Is $ f\left(x\right) =\int^{x}_{0}\sin( e^{t^{2}})\,\mathrm{d}t$ uniformly continuous?

Question

Show that:

$$f\left(x\right) =\int^{x}_{0}\sin\left( e^{t^{2}}\right)d\,\mathrm{d}t$$

Is uniformly continuous

I have tried to integrate it and bound it by using its limits, but a little unsure about what to do from there.

Answer 1

If the derivative is bounded then it is uniformly continuous, can you see how that would apply here?

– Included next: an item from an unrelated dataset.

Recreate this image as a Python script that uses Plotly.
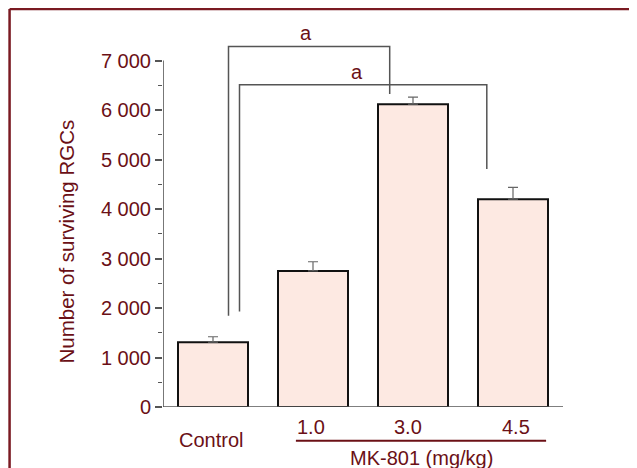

We have that the $\sin$ function is bounded by $1$, i.e. $|\sin(x)| \leq 1$. Using the fundamental theorem of calculus we obtain that $f'(x)=\sin(e^{x^2})$, and applying our knowledge of $\sin(x)$ we get $|\sin(e^{x^2})|\leq 1$. By the mean value theorem we get that

$|\sin(e^{x^2})-\sin(e^{y^2})|\leq (1)|x-y|$. Hence our function is uniformly continuous since for any $\epsilon>0$ we only need to choose $\delta<\epsilon$.

Answer 2

Note that $f$ is differentiable, with derivative $f'(x)=\sin (e^{x^2})$. Thus $|f'(x)|\le 1$. So $f$ has bounded variation and is therefore uniformly continuous.